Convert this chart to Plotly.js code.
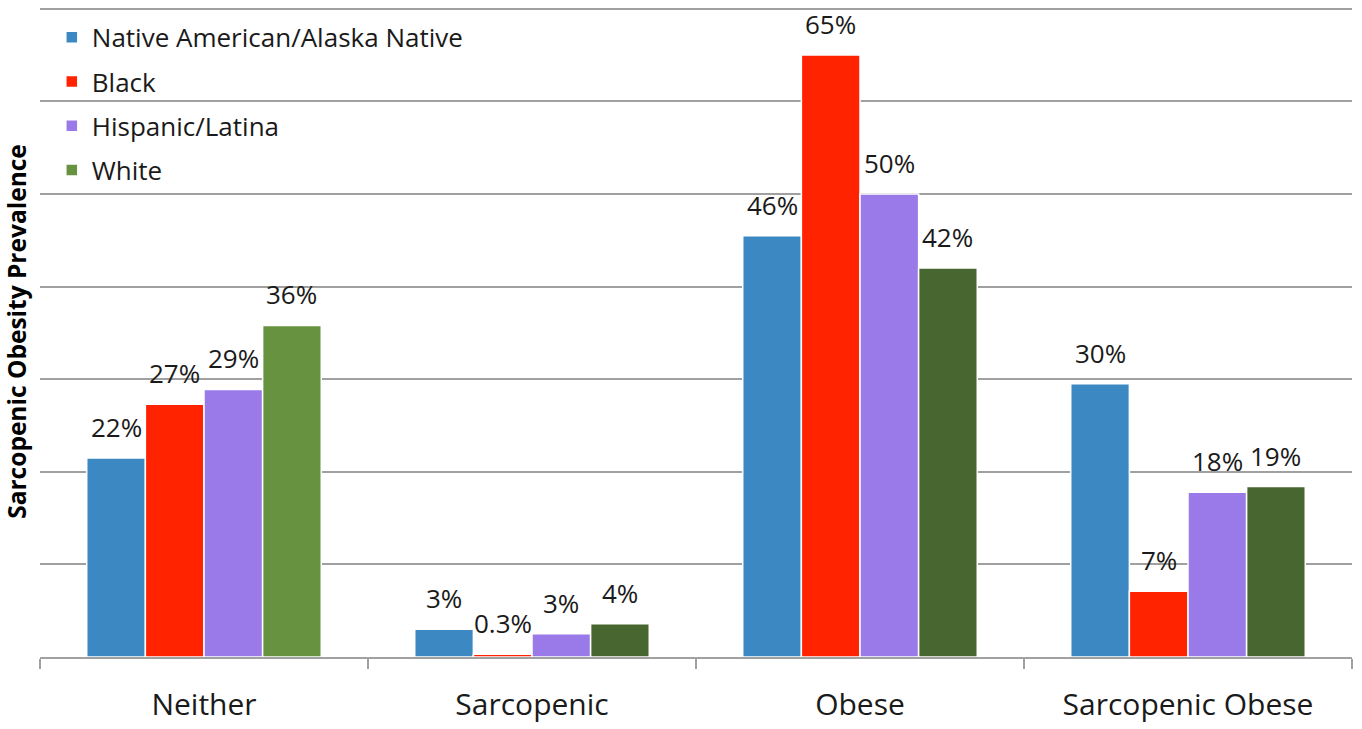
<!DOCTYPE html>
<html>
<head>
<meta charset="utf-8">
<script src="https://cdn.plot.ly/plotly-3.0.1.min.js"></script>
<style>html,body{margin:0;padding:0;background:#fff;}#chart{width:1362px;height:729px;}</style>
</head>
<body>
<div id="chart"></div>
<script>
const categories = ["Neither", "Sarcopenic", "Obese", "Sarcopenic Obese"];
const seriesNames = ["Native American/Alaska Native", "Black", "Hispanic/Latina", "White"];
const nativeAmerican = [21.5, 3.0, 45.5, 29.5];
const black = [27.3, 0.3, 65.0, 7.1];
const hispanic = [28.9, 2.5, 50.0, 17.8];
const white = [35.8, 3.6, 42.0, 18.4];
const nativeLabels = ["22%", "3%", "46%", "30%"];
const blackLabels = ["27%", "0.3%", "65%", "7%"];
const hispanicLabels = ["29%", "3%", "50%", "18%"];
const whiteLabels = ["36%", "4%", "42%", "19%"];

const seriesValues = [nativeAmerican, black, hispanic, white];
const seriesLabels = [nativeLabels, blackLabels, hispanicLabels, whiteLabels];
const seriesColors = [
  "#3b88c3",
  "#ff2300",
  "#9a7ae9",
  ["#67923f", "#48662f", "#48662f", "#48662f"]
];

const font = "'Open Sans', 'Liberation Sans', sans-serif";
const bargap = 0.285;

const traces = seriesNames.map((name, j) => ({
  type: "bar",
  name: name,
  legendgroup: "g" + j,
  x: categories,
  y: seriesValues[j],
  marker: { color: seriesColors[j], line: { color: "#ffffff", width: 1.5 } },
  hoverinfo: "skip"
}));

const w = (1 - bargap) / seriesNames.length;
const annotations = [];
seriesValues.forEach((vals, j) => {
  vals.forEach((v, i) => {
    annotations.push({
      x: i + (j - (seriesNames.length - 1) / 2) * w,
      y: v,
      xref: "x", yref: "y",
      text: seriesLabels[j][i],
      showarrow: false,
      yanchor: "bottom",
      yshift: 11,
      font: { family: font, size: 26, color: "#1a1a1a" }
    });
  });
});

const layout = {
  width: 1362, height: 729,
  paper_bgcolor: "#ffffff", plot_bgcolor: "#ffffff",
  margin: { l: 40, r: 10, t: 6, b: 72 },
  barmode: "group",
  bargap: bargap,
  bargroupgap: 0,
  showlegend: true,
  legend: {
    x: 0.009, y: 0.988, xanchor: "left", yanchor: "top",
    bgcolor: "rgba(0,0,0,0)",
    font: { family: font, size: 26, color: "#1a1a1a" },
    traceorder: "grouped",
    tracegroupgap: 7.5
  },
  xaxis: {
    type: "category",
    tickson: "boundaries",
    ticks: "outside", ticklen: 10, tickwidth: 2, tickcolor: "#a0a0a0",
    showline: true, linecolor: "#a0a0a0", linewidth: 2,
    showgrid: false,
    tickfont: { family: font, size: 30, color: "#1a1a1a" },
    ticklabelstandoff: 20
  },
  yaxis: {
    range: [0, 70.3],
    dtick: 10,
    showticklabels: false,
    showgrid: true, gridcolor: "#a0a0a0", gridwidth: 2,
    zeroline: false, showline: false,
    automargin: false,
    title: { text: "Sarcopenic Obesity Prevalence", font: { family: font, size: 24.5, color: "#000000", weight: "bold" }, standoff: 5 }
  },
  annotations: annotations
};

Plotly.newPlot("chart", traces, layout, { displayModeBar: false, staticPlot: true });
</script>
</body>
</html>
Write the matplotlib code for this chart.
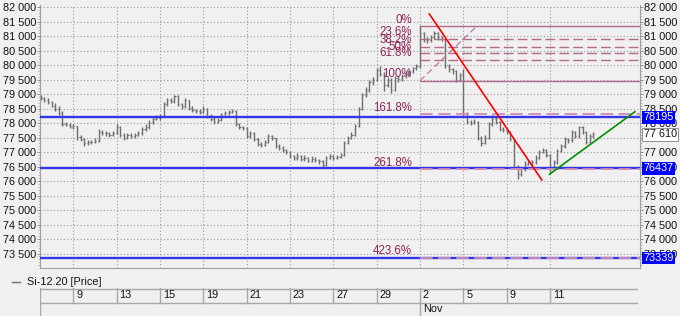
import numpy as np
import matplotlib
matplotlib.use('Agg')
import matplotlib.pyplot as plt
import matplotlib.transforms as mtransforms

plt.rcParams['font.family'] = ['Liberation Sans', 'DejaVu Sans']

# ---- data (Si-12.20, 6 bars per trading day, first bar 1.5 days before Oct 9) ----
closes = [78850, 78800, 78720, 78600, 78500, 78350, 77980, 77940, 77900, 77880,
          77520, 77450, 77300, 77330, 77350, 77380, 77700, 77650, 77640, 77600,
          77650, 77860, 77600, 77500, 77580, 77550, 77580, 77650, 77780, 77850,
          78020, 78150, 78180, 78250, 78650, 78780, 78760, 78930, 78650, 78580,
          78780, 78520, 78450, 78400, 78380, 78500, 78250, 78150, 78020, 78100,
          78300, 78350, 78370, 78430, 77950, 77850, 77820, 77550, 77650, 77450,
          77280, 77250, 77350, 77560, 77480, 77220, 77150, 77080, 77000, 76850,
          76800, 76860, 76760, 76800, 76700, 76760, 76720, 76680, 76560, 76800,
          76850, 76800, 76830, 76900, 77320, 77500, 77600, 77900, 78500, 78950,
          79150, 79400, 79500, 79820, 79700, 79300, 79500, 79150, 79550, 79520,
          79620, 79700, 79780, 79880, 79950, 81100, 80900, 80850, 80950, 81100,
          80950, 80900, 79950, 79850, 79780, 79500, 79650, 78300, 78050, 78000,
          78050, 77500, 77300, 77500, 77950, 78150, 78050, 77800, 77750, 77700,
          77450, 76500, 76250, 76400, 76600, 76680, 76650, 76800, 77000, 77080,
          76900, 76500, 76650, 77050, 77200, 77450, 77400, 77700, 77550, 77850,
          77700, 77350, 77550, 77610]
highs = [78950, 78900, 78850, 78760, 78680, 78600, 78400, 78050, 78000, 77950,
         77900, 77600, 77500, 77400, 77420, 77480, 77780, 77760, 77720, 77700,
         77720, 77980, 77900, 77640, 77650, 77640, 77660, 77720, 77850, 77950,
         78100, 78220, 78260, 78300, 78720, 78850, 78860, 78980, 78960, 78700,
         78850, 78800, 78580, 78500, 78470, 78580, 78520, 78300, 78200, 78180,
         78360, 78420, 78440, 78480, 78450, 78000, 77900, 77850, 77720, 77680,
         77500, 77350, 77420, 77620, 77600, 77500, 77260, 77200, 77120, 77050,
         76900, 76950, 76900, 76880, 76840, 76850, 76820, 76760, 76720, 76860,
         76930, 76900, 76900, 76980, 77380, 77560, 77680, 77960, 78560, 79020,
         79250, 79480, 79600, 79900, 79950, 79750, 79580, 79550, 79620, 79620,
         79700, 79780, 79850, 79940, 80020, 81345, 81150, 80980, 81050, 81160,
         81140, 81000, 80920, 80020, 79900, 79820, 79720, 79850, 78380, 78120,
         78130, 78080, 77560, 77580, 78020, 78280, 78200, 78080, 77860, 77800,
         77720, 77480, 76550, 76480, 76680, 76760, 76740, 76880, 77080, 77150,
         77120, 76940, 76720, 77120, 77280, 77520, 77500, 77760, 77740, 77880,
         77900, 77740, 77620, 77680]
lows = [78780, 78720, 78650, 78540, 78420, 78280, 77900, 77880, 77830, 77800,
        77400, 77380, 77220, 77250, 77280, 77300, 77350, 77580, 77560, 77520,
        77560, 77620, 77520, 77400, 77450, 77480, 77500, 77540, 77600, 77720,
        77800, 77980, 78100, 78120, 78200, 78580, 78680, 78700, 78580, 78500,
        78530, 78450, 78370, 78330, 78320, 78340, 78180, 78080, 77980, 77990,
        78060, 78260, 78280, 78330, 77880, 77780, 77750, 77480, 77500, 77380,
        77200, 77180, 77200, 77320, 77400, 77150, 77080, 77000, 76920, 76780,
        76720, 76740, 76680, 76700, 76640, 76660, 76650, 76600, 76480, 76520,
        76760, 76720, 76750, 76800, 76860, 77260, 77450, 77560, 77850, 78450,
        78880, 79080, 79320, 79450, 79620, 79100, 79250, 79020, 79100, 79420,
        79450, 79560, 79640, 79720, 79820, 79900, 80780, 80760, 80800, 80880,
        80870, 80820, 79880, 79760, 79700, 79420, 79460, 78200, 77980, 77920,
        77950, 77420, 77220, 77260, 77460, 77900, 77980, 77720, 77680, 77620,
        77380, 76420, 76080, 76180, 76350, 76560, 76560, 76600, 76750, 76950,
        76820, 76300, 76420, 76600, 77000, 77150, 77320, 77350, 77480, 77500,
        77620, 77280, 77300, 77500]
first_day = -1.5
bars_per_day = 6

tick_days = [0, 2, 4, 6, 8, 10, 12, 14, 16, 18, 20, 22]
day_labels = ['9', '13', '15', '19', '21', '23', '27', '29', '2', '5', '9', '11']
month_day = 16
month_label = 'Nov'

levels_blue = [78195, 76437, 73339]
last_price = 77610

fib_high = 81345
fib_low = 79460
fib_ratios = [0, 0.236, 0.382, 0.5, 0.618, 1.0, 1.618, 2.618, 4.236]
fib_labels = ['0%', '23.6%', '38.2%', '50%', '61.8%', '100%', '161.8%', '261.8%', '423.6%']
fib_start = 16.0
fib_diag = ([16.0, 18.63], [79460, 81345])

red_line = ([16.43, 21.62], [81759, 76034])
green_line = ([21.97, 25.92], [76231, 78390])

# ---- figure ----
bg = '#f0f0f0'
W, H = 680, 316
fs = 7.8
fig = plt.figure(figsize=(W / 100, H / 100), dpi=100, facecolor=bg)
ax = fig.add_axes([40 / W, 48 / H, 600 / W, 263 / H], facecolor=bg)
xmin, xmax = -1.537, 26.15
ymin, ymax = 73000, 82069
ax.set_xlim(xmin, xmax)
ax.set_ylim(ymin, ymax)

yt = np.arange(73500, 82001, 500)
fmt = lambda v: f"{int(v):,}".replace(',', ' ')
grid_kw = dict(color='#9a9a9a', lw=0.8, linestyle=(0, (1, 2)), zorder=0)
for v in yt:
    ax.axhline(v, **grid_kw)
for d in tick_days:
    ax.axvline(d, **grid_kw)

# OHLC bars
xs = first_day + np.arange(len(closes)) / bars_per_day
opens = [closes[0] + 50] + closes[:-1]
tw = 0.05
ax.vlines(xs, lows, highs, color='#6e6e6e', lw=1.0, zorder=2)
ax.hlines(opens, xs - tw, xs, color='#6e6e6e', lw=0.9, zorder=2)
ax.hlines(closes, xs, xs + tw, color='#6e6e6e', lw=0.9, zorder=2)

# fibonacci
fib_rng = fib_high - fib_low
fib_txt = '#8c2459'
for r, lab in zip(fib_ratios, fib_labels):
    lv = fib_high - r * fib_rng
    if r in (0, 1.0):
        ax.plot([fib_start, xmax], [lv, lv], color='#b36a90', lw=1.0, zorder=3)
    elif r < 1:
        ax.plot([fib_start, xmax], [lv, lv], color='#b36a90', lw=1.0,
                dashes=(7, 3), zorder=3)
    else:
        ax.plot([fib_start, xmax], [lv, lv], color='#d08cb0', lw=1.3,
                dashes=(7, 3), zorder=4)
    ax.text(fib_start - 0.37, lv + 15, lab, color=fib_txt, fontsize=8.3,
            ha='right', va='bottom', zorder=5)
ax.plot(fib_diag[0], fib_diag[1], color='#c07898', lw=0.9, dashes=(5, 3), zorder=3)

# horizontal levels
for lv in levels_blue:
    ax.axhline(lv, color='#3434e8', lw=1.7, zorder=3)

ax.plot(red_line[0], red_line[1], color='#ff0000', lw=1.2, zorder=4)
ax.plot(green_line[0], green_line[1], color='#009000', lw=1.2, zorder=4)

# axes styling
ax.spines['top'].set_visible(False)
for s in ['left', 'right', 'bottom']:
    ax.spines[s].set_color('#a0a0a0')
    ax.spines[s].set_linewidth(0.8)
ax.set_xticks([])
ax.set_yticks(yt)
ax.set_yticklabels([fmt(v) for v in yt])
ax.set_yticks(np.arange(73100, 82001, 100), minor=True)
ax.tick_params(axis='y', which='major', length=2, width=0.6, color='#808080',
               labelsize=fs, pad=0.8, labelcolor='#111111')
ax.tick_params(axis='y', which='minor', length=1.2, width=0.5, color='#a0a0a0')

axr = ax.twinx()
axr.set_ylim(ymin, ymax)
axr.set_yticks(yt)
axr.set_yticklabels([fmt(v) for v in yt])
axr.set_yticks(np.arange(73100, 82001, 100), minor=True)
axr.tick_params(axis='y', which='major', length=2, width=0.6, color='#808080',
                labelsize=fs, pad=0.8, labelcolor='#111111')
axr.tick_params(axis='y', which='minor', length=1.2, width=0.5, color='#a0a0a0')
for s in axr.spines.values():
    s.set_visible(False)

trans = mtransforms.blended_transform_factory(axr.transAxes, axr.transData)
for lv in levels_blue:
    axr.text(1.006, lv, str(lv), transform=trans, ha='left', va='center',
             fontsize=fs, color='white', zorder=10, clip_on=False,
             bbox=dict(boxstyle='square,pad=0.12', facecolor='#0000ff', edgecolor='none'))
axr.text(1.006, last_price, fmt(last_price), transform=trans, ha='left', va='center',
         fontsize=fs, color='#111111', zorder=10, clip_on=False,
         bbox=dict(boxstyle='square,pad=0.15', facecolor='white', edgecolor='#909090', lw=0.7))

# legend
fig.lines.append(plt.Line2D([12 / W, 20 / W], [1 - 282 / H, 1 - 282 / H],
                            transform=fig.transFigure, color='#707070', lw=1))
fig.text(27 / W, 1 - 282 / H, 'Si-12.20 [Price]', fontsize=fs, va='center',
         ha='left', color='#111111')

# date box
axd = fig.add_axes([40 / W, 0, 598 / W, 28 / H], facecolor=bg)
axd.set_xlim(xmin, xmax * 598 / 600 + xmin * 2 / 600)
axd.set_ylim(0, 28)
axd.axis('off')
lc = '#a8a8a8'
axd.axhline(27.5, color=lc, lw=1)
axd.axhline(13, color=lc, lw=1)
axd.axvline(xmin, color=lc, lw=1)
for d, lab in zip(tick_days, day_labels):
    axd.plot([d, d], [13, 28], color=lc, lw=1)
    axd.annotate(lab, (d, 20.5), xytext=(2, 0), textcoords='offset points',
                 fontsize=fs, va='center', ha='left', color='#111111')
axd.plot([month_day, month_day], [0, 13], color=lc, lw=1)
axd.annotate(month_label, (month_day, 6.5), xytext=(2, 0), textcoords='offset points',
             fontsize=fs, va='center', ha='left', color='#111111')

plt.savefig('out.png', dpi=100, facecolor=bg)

» **Do this**:
Include the first line of the records, the line containing "const bargap = 0.285;", and every line between them, repeated exactly. Skip the pictures.

» **Answer to the task**:
Convert this chart to Plotly.js code.
<!DOCTYPE html>
<html>
<head>
<meta charset="utf-8">
<script src="https://cdn.plot.ly/plotly-3.0.1.min.js"></script>
<style>html,body{margin:0;padding:0;background:#fff;}#chart{width:1362px;height:729px;}</style>
</head>
<body>
<div id="chart"></div>
<script>
const categories = ["Neither", "Sarcopenic", "Obese", "Sarcopenic Obese"];
const seriesNames = ["Native American/Alaska Native", "Black", "Hispanic/Latina", "White"];
const nativeAmerican = [21.5, 3.0, 45.5, 29.5];
const black = [27.3, 0.3, 65.0, 7.1];
const hispanic = [28.9, 2.5, 50.0, 17.8];
const white = [35.8, 3.6, 42.0, 18.4];
const nativeLabels = ["22%", "3%", "46%", "30%"];
const blackLabels = ["27%", "0.3%", "65%", "7%"];
const hispanicLabels = ["29%", "3%", "50%", "18%"];
const whiteLabels = ["36%", "4%", "42%", "19%"];

const seriesValues = [nativeAmerican, black, hispanic, white];
const seriesLabels = [nativeLabels, blackLabels, hispanicLabels, whiteLabels];
const seriesColors = [
  "#3b88c3",
  "#ff2300",
  "#9a7ae9",
  ["#67923f", "#48662f", "#48662f", "#48662f"]
];

const font = "'Open Sans', 'Liberation Sans', sans-serif";
const bargap = 0.285;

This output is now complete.